Что-то большее, чем обыкновенная студенческая бравада, в чем он пытался уверить своего корреспондента, послышалось ему в вопросах, репликах и даже выкриках молодежи.
Он привык к открытой полемике с читателями. Как правило, на встречах его критиковали степенные, традиционно мыслящие люди. Они порицали его за нарушение всякого рода канонов, всяческих границ, и излюбленной мишенью такого рода аудиторий была, конечно же, его любовная лирика, объектом же порой бестактных, порою просто вызывающих вопросов — его отношения с Валей. Он отвечал без секундной заминки — о праве поэта на самовыражение, о неприкасаемости интимных отношений, о святости, неповторимости каждой, отдельно взятой «любови», о необходимости уважать эту неповторимость. Чувствовал, что многие реплики звучали в его устах как откровение и вызов, но не смущался. Он сокрушал ортодоксов и неизменно срывал аплодисменты и восторженные возгласы у самой отчаянной части аудитории, которая все еще зачитывалась его военной лирикой, цитируя ее наизусть: «какой была ты сонной-сонной, вскочив с кровати босиком...», и придирчиво, требовательно допрашивала, почему он стал писать меньше стихов.
Теперь, наверное, впервые ощутил он, стрелы полетели с другой стороны. Он вдруг увидел себя отнесенным к какому-то совсем иному, чуждому ему стану.
Было это на самом деле или только мерещилось — кто-то хочет изолировать его от потока новой жизни, который с каждым днем набирал силу. Создать впечатление, будто все, что происходит — противно воле и желанию Симонова, будто в нынешнем ходе событий заложено нечто такое, что противоречит его представлениям, его убеждениям, его «так верую». Порою казалось — невозможно бороться с этим наваждением ни вокруг, ни внутри себя. Сражаться можно с чем-то реальным, материализовавшимся в людях, поступках, заявлениях, в статьях и речах, наконец. Как бороться с тем, что обступает тебя невидимо и неслышимо, словно колдовские огни на болоте, словно адановские вилисы на кладбище.

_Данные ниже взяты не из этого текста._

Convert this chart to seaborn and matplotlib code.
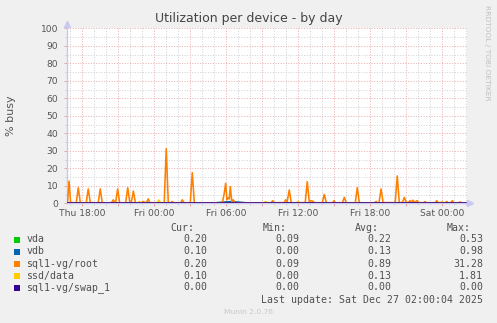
import matplotlib
matplotlib.use("Agg")
import matplotlib.pyplot as plt
import seaborn as sns
import pandas as pd
from matplotlib.patches import Rectangle
from matplotlib.ticker import MultipleLocator, FixedLocator

# ---------------- data (hours since Thu 00:00) ----------------
devices = ["vda", "vdb", "sql1-vg/root", "ssd/data", "sql1-vg/swap_1"]
colors = ["#00CC00", "#0066B3", "#FF8000", "#FFCC00", "#330099"]

vda_hours = [16.75, 18.0, 19.5, 21.0, 22.5, 24.0, 25.5, 27.0, 28.5, 30.0, 31.5, 33.0,
             34.5, 36.0, 37.5, 39.0, 40.5, 42.0, 43.5, 45.0, 46.5, 48.0, 49.5, 50.08]
vda_vals = [0.20, 0.25, 0.30, 0.20, 0.15, 0.35, 0.20, 0.30, 0.10, 0.53, 0.20, 0.15,
            0.30, 0.20, 0.25, 0.10, 0.30, 0.20, 0.15, 0.30, 0.20, 0.10, 0.25, 0.20]

vdb_hours = [16.75, 18.5, 20.0, 21.5, 23.0, 24.5, 26.0, 27.5, 29.0, 30.5, 32.0, 33.5,
             35.0, 36.5, 38.0, 39.5, 41.0, 42.5, 44.0, 45.5, 47.0, 48.5, 50.08]
vdb_vals = [0.10, 0.00, 0.20, 0.10, 0.00, 0.30, 0.10, 0.00, 0.20, 0.98, 0.10, 0.00,
            0.20, 0.10, 0.30, 0.00, 0.10, 0.20, 0.10, 0.30, 0.00, 0.10, 0.10]

ssd_hours = [16.75, 18.2, 18.4, 18.6, 22.6, 22.8, 23.0, 24.2, 24.4, 24.6, 33.0, 33.3,
             33.6, 35.8, 36.0, 36.2, 40.6, 40.8, 41.0, 47.8, 48.0, 48.2, 50.08]
ssd_vals = [0.00, 0.00, 0.90, 0.00, 0.00, 1.00, 0.00, 0.00, 1.81, 0.00, 0.00, 1.00,
            0.00, 0.00, 1.00, 0.00, 0.00, 0.80, 0.00, 0.00, 1.00, 0.00, 0.10]

swap_hours = [16.75, 50.08]
swap_vals = [0.00, 0.00]

root_hours = [16.75, 16.80, 16.92, 17.05,
              17.52, 17.69, 17.86,
              18.35, 18.52, 18.69,
              19.35, 19.52, 19.69,
              20.45, 20.61, 20.75,
              20.80, 20.97, 21.14,
              21.64, 21.81, 21.98,
              22.11, 22.28, 22.45,
              22.95, 23.11, 23.28,
              23.38, 23.52, 23.66,
              24.85, 25.02, 25.19,
              25.40, 25.52, 25.64,
              26.22, 26.36, 26.50,
              27.02, 27.19, 27.36,
              29.70, 29.86, 29.97, 30.08, 30.17, 30.27, 30.36, 30.48, 30.61, 30.75,
              33.75, 33.89, 34.03,
              34.85, 34.97, 35.10, 35.27, 35.44,
              36.60, 36.77, 36.94, 37.08, 37.25, 37.40,
              38.02, 38.19, 38.36,
              38.88, 39.00, 39.12,
              39.70, 39.86, 40.02,
              40.77, 40.94, 41.11,
              42.38, 42.50, 42.62,
              42.75, 42.92, 43.09,
              44.10, 44.27, 44.44,
              44.70, 44.86, 45.02,
              45.20, 45.33, 45.45, 45.58, 45.70, 45.92, 46.05,
              46.45, 46.58, 46.70,
              47.42, 47.56, 47.70,
              48.26, 48.39, 48.52,
              48.72, 48.86, 49.00,
              49.38, 49.50, 49.62,
              50.08]
root_vals = [0.4, 1.0, 12.7, 0.4,
             0.3, 8.9, 0.3,
             0.3, 8.2, 0.4,
             0.3, 8.2, 0.3,
             0.3, 2.0, 0.3,
             0.3, 8.2, 0.3,
             0.3, 8.9, 0.8,
             0.5, 7.0, 0.3,
             0.3, 1.0, 0.4,
             0.5, 2.5, 0.3,
             0.3, 31.28, 0.4,
             0.3, 1.0, 0.3,
             0.3, 2.0, 0.3,
             0.3, 17.5, 0.3,
             0.3, 6.0, 11.4, 2.0, 3.0, 2.5, 9.5, 1.0, 2.0, 0.3,
             0.3, 1.5, 0.3,
             0.4, 2.0, 1.0, 7.6, 0.3,
             0.4, 12.4, 0.8, 1.5, 1.2, 0.3,
             0.3, 5.1, 0.3,
             0.3, 1.5, 0.3,
             0.3, 3.4, 0.3,
             0.3, 8.9, 0.3,
             0.3, 1.0, 0.3,
             0.3, 8.2, 0.4,
             0.4, 15.6, 0.5,
             0.4, 3.4, 0.5,
             0.5, 1.5, 0.6, 1.8, 0.6, 1.5, 0.4,
             0.3, 1.0, 0.3,
             0.3, 1.5, 0.3,
             0.3, 1.0, 0.3,
             0.3, 1.5, 0.3,
             0.3, 0.8, 0.3,
             0.2]

tick_hours = [18, 24, 30, 36, 42, 48]
tick_labels = ["Thu 18:00", "Fri 00:00", "Fri 06:00", "Fri 12:00", "Fri 18:00", "Sat 00:00"]
y_ticks = list(range(0, 101, 10))

cur_vals = ["0.20", "0.10", "0.20", "0.10", "0.00"]
min_vals = ["0.09", "0.00", "0.09", "0.00", "0.00"]
avg_vals = ["0.22", "0.13", "0.89", "0.13", "0.00"]
max_vals = ["0.53", "0.98", "31.28", "1.81", "0.00"]

# ---------------- figure ----------------
W, H = 497, 323
fig = plt.figure(figsize=(W / 100, H / 100), dpi=100, facecolor="#F0F0F0")
x0, x1 = 67, 467
ytop, ybot = 28.3, 203.3
ax = fig.add_axes([x0 / W, (H - ybot) / H, (x1 - x0) / W, (ybot - ytop) / H])
ax.set_facecolor("white")

frames = []
for name, hrs, vals in zip(devices,
                           [vda_hours, vdb_hours, root_hours, ssd_hours, swap_hours],
                           [vda_vals, vdb_vals, root_vals, ssd_vals, swap_vals]):
    frames.append(pd.DataFrame({"hour": hrs, "busy": vals, "device": name}))
df = pd.concat(frames, ignore_index=True)

sns.lineplot(data=df, x="hour", y="busy", hue="device", hue_order=devices,
             palette=dict(zip(devices, colors)), estimator=None, sort=False,
             linewidth=1.15, legend=False, ax=ax, zorder=3)

xmin, xmax = 16.75, 50.0833
ax.set_xlim(xmin, xmax)
ax.set_ylim(0, 100)

# grid
major_x = [h for h in range(18, 51, 3)]
ax.xaxis.set_major_locator(FixedLocator(major_x))
ax.set_xticklabels([tick_labels[tick_hours.index(h)] if h in tick_hours else "" for h in major_x])
ax.xaxis.set_minor_locator(MultipleLocator(1))
ax.set_yticks(y_ticks)
ax.yaxis.set_minor_locator(MultipleLocator(5))
ax.grid(which="minor", color="#D2D2D2", linestyle=(0, (1, 1.6)), linewidth=0.72, zorder=1)
ax.grid(which="major", color="#EDB0B0", linestyle=(0, (1, 1.6)), linewidth=0.72, zorder=1.5)
ax.set_axisbelow(True)

ax.tick_params(axis="both", which="major", length=2.2, width=0.7, color="#E8A0A0",
               labelsize=6.6, labelcolor="#555555")
ax.tick_params(axis="x", which="major", pad=2.2)
ax.tick_params(axis="y", which="major", pad=4.0)
ax.tick_params(which="minor", length=1.5, width=0.6, color="#C8C8C8")
ax.set_xlabel("")
ax.set_ylabel("")

for s in ["top", "right"]:
    ax.spines[s].set_visible(False)
ax.spines["left"].set_color("#C8C8F4")
ax.spines["left"].set_linewidth(1.0)
ax.spines["bottom"].set_color("#C8C8F4")
ax.spines["bottom"].set_linewidth(1.0)

# axis arrows
ax.plot([xmin], [102.3], marker="^", markersize=4.5, color="#C8C8F4", clip_on=False, zorder=4)
ax.plot([xmax + 0.28], [0], marker=">", markersize=4.5, color="#C8C8F4", clip_on=False, zorder=4)

# texts
def ft(x, y, s, **kw):
    fig.text(x / W, 1 - y / H, s, **kw)

ft(248.5, 18.5, "Utilization per device - by day", ha="center", va="center",
   fontsize=9.0, color="#444444", family="DejaVu Sans")
ft(11, 116, "% busy", ha="center", va="center", rotation=90, fontsize=8.0,
   color="#555555", family="DejaVu Sans")
ft(487, 53, "RRDTOOL / TOBI OETIKER", ha="center", va="center", rotation=270,
   fontsize=5.4, color="#C0C0C0", family="DejaVu Sans")
ft(248, 312, "Munin 2.0.76", ha="center", va="center", fontsize=5.4,
   color="#C8C8C8", family="DejaVu Sans")

mono = dict(family="DejaVu Sans Mono", fontsize=7.1, color="#505050", va="center")
ft(194.5, 227.7, "Cur:", ha="right", **mono)
ft(287.0, 227.7, "Min:", ha="right", **mono)
ft(378.5, 227.7, "Avg:", ha="right", **mono)
ft(470.5, 227.7, "Max:", ha="right", **mono)

row_y = [239.5, 251.5, 263.7, 275.7, 287.5]
for i, name in enumerate(devices):
    y = row_y[i]
    fig.patches.append(Rectangle((14 / W, 1 - (y + 3) / H), 6 / W, 6 / H,
                                 transform=fig.transFigure, facecolor=colors[i],
                                 edgecolor="none"))
    ft(26.5, y, name, ha="left", **mono)
    ft(207.5, y, cur_vals[i], ha="right", **mono)
    ft(299.2, y, min_vals[i], ha="right", **mono)
    ft(391.0, y, avg_vals[i], ha="right", **mono)
    ft(483.0, y, max_vals[i], ha="right", **mono)

ft(483.0, 299.7, "Last update: Sat Dec 27 02:00:04 2025", ha="right", **mono)

fig.savefig("out.png", dpi=100, facecolor=fig.get_facecolor())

Нелепо было бы все связывать с тем «выбросом» Хрущева. В конце концов, о нем знали только Сурков да десяток чиновников-перестраховщиков, на которых он никогда не обращал внимание. Способ отринуть от себя эту нежданную напасть, эту обескураживающую напраслину был только один — идти тем же курсом, которым шел всегда, только еще более уверенно. Из Красноярска вернулась Нина Павловна с мужем. Заранее о своем приезде не сообщила, но в Москве позвонила прямо с вокзала. И прямо с вокзала он привез их к себе домой. С мужем Нины Павловны он встретился, как с родным человеком. Гости, даже Нина Павловна, после столь долгой разлуки сначала чувствовали себя неловко, скованно. Постепенно отходили, оттаивали... Зазвучали, как сказочная мюнхаузеновская свирель, принесенная с мороза в тепло, слова благодарности, признательности. Гордон, Юз, как его звала Нина Павловна, все твердил, что, мол, никогда не забудет всего, что сделал К.М. для его жены. Нина Павловна молча переводила сияющий взор с мужа на вновь обретенного шефа. Он же, гудя и картавя, стремился перевести разговор на будущее. О том, где жить, куда обращаться, кому писать.

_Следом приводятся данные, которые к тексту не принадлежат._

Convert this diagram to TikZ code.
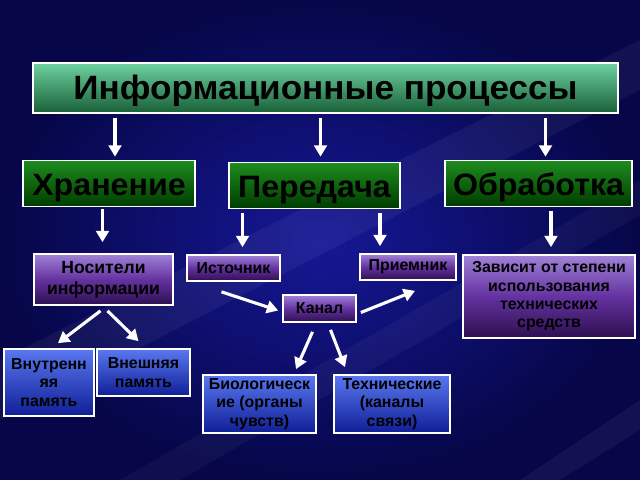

Бывало, что и раньше, при Сталине, люди, в том числе и его знакомые, возвращались оттуда, но так вот близко, у себя дома, он никого из них до сих пор не видел. Он ловил себя на том, что ему хочется коснуться Юза рукой, потрогать на ощупь бурую, залоснившуюся ткань его потерявшего форму пиджака, следить за движением его исхудавших, иссиненных вздувшимися венами рук, вылезавших из коротких рукавов рубашки.